Checking in for a business meeting in the future might involve a QR code and an iPad. Check out the app that's making it happen.
Imagine walking into a building that knows who you are. It can unlock doors, notify the person you're visiting that you've arrived, and check for coffee preferences.
That's the experience Brivo Labs is trying to create through Rändivoo, a visitor experience system application for the iPad.
Lee Odess, general manager of Brivo Labs, said Rändivoo could marry two functions: convenience and security.
On a basic level, visitor management systems, whether they be paper and clipboard or in some electronic form, serve in part to make sure that people who are in a building are supposed to be there.
"[Visitor management systems] are more about managing the person, and the security industry has always looked at convenience as an insecure thing." Odess said. "We're going to protect for the one bad person, and anyone who is supposed to be here has to jump through some hoops and gates in order to come into my office."
Rändivoo essentially has two parts. There's the front end application a visitor would see upon entering a building and checking in, and the back end, which can be run through Brivo, or the Salesforce CRM.
For example, when a host sets up a meeting with someone, that someone would receive a confirmation email with a digital token expressed as a QR code, or through Bluetooth low energy. When the person arrives, they would check in with the Randivoo kiosk, and Randivoo would alert the host via email or Chatter feed.
Odess doesn't see Rändivoo as a replacement for someone who works at a front desk, but rather as a way to automate lower level tasks.
"If you look at most people who are working the front desk, the days of them just doing that task of greeting people are gone. They usually multitask. They're not only managing the front desk, but they're executive assistants, they might be the office managers as well," Odess said.
Another idea at work is that of social spaces, the idea that a visitor could bring his or her social identity into a building.
He uses Amazon as an example of creating an environment that curates an experience that makes people want to go back.
"I swear they knew my wife was pregnant before I knew, based off of their algorithms and the rest of it," he said. "It made this great experience, but in brick and mortar, they don't seem to do that, and that's why people are struggling with it."
At the moment, Odess said they're following several use cases.
"We have a technology startup using Rändivoo because they do not have someone working the lobby of their office and they want to carry their high tech image all the way through to visitors," he said.

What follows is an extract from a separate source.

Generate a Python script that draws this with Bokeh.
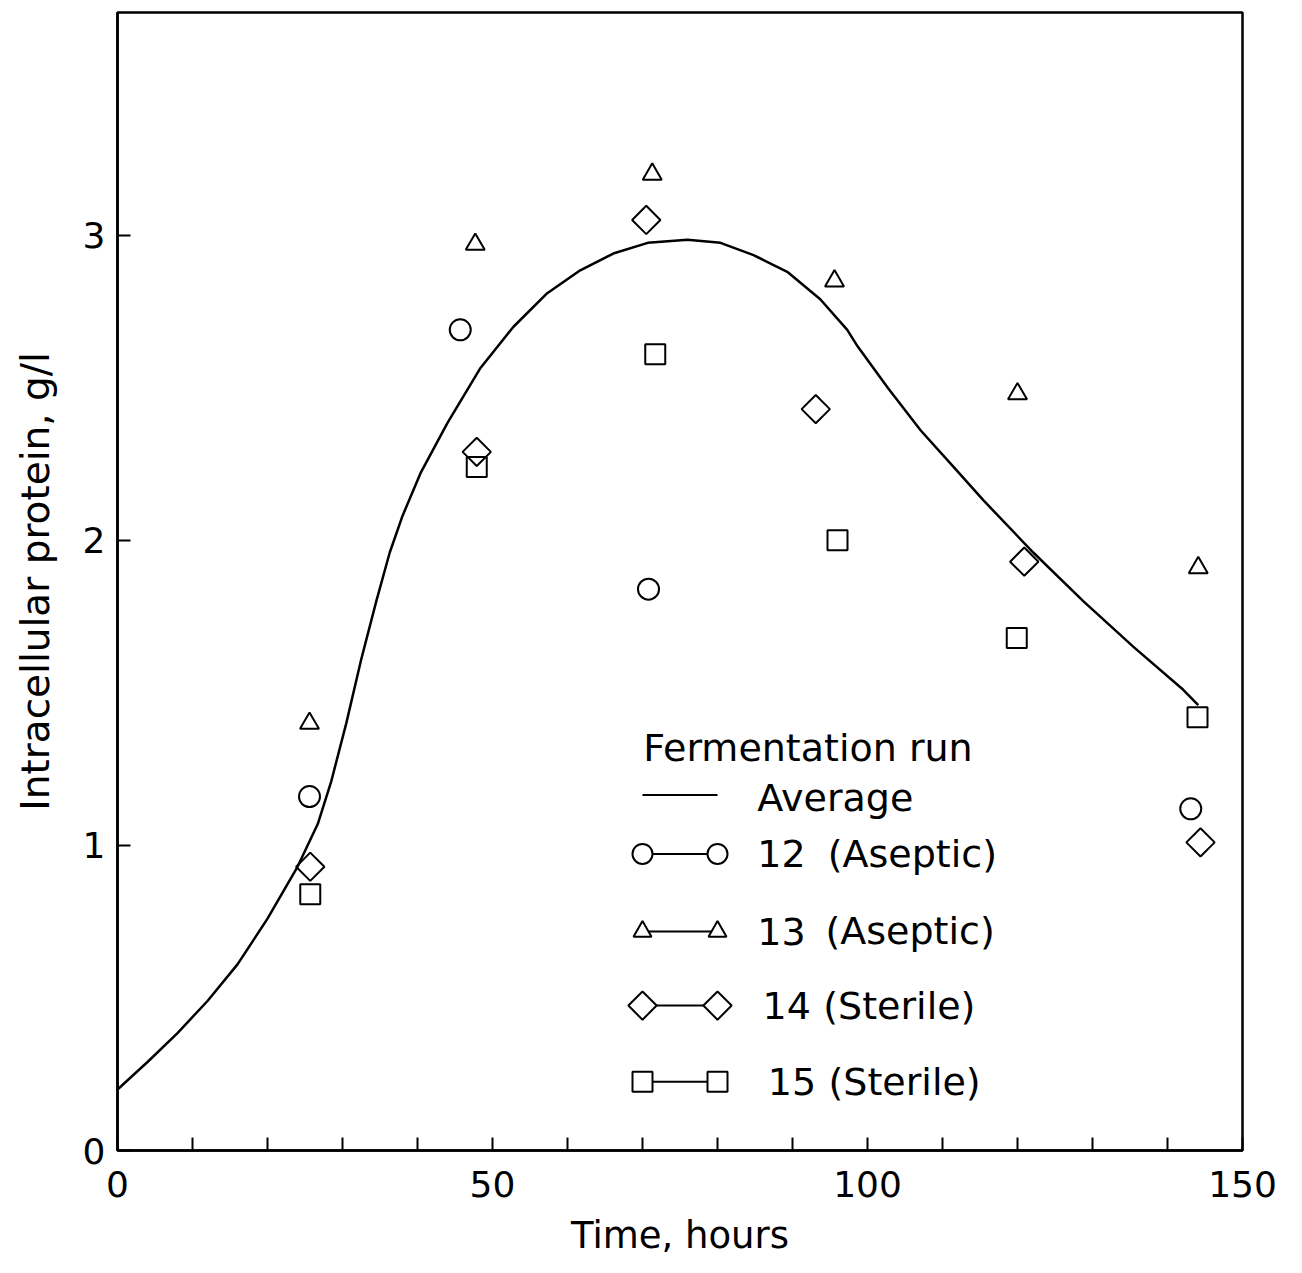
import math
from bokeh.plotting import figure
from bokeh.models import FixedTicker, Range1d
from bokeh.core.properties import value
from bokeh.embed import file_html
from bokeh.resources import INLINE

# ---------------- data ----------------
avg_t = [0, 4.0, 8.0, 12.0, 16.0, 20.0, 24.0, 26.7, 28.5, 30.5, 32.5, 34.5, 36.3, 38.0,
         40.4, 44.0, 48.4, 52.8, 57.3, 61.7, 66.1, 70.7, 76.0, 80.4, 84.8, 89.3, 93.7,
         97.3, 98.7, 102.7, 107.1, 111.5, 115.5, 122.1, 128.8, 135.5, 142.1, 144.1]
avg_y = [0.20, 0.29, 0.385, 0.49, 0.61, 0.76, 0.93, 1.07, 1.21, 1.40, 1.61, 1.80, 1.96, 2.08,
         2.22, 2.385, 2.565, 2.70, 2.81, 2.885, 2.94, 2.975, 2.985, 2.975, 2.935, 2.88, 2.79,
         2.69, 2.635, 2.50, 2.36, 2.24, 2.13, 1.96, 1.80, 1.65, 1.51, 1.46]

run12_t = [25.6, 45.7, 70.8, 143.1]
run12_y = [1.16, 2.69, 1.84, 1.12]

run13_t = [25.6, 47.7, 71.3, 95.6, 120.0, 144.1]
run13_y = [1.40, 2.97, 3.20, 2.85, 2.48, 1.91]

run14_t = [25.7, 47.9, 70.5, 93.1, 120.9, 144.4]
run14_y = [0.93, 2.29, 3.05, 2.43, 1.93, 1.01]

run15_t = [25.7, 47.9, 71.7, 96.0, 119.9, 144.0]
run15_y = [0.84, 2.24, 2.61, 2.00, 1.68, 1.42]

legend_title = "Fermentation run"
legend_avg = "Average"
legend_nums = ["12", "13", "14", "15"]
legend_kinds = ["(Aseptic)", "(Aseptic)", "(Sterile)", "(Sterile)"]

x_ticks = list(range(0, 151, 10))
x_labeled = [0, 50, 100, 150]
y_ticks = [0, 1, 2, 3]

x_title = "Time, hours"
y_title = "Intracellular protein, g/l"

# ---------------- style / layout ----------------
FONT = "DejaVu Sans"

p = figure(width=1302, height=1273,
           x_range=Range1d(0, 150), y_range=Range1d(0, 3.73),
           output_backend="svg", toolbar_location=None,
           min_border_left=117, min_border_right=60,
           min_border_top=12, min_border_bottom=123)
p.xgrid.visible = False
p.ygrid.visible = False
p.background_fill_color = "white"
p.border_fill_color = "white"
p.outline_line_color = "black"
p.outline_line_width = 2.5
p.outline_line_alpha = 1.0

for ax in (p.xaxis[0], p.yaxis[0]):
    ax.axis_line_color = "black"
    ax.axis_line_width = 2.5
    ax.major_tick_in = 13
    ax.major_tick_out = 0
    ax.minor_tick_in = 0
    ax.minor_tick_out = 0
    ax.major_tick_line_width = 2
    ax.major_tick_line_color = "black"
    ax.major_label_text_font = FONT
    ax.major_label_text_font_size = "36px"
    ax.major_label_text_color = "black"
    ax.axis_label_text_font = FONT
    ax.axis_label_text_font_size = "37px"
    ax.axis_label_text_font_style = "normal"
    ax.axis_label_text_color = "black"

p.xaxis[0].ticker = FixedTicker(ticks=x_ticks)
p.xaxis[0].major_label_overrides = {t: (str(t) if t in x_labeled else "") for t in x_ticks}
p.xaxis[0].major_label_standoff = 20
p.xaxis[0].axis_label = x_title
p.xaxis[0].axis_label_standoff = 14

p.yaxis[0].ticker = FixedTicker(ticks=y_ticks)
p.yaxis[0].major_label_standoff = 12
p.yaxis[0].axis_label = y_title
p.yaxis[0].axis_label_text_font_size = "39px"
p.yaxis[0].axis_label_standoff = 22

# average curve
p.line(avg_t, avg_y, line_color="black", line_width=2.5, line_join="round")

# data points (open markers)
MK = dict(line_color="black", line_width=2, fill_alpha=0)
p.scatter(run12_t, run12_y, marker="circle", size=21, **MK)
p.scatter(run13_t, run13_y, marker="triangle", size=19, **MK)
p.scatter(run14_t, run14_y, marker="square", size=20, angle=math.pi / 4, **MK)
p.scatter(run15_t, run15_y, marker="square", size=20, **MK)

# ---------------- hand-drawn legend (layout positions in data units) ----------------
LX0, LX1 = 70.0, 80.0          # left / right sample markers
L_TITLE = (70.1, 1.32)
L_AVG_Y = 1.165
L_AVG_TX = 85.3
ROW_Y = [0.972, 0.718, 0.475, 0.225]
NUM_X = [85.3, 85.3, 86.0, 86.7]
KIND_X = [94.7, 94.4, 94.1, 94.8]
TXT = dict(text_font=value(FONT), text_font_size="38px", text_color="black",
           text_baseline="middle", text_align="left")

p.text([L_TITLE[0]], [L_TITLE[1]], text=[legend_title], **TXT)
p.line([LX0, LX1], [L_AVG_Y, L_AVG_Y], line_color="black", line_width=2)
p.text([L_AVG_TX], [L_AVG_Y - 0.008], text=[legend_avg], **TXT)

for yy in ROW_Y:
    p.line([LX0, LX1], [yy, yy], line_color="black", line_width=2)

LMK = dict(line_color="black", line_width=2, fill_color="white")
p.scatter([LX0, LX1], [ROW_Y[0]] * 2, marker="circle", size=20, **LMK)
p.scatter([LX0, LX1], [ROW_Y[1]] * 2, marker="triangle", size=18, **LMK)
p.scatter([LX0, LX1], [ROW_Y[2]] * 2, marker="square", size=20, angle=math.pi / 4, **LMK)
p.scatter([LX0, LX1], [ROW_Y[3]] * 2, marker="square", size=20, **LMK)

p.text(NUM_X, ROW_Y, text=legend_nums, **TXT)
p.text(KIND_X, ROW_Y, text=legend_kinds, **TXT)

open("out.html", "w").write(file_html(p, INLINE))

They also appreciate not having to run around trying to find the person the visitor is trying to see.
Rändivoo is also in use by a medical device manufacturer to track interviewees.

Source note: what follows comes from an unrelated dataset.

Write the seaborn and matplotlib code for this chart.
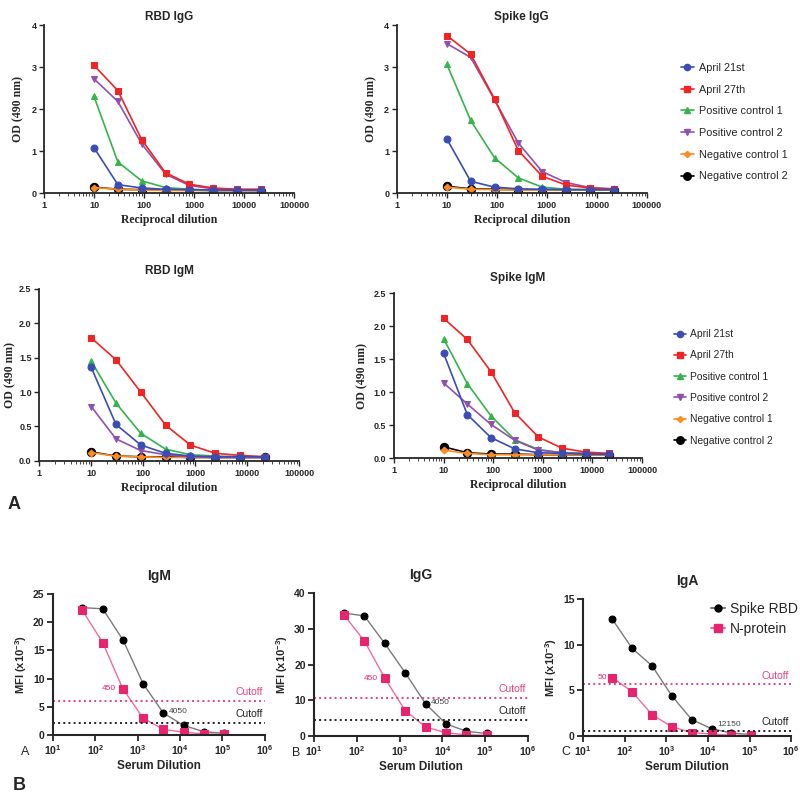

"They were concerned with process compliance and this made sure all historical records of when the interviewee was onsite was accounted for in one location," he said.
Beyond office buildings, Odess said there could be a place for Rändivoo's Social Access Management (SAM) API, which is built off Salesforce, in other buildings like stadiums and museums.
"I like to think about the spaces as living and they need us for that initial interaction to be able to authenticate the identity of the person and then relay that out to things like the lights, HVAC system, the locks," he said. He wants Rändivoo to be that link between physical and virtual communities.
In the future, Odess would like to even more of a relationship between buildings and those who visit them.
For example, "Instead of a bathroom being locked in the hallway, it could unlock and maybe the elevators know that you're going to the fourth floor," he said.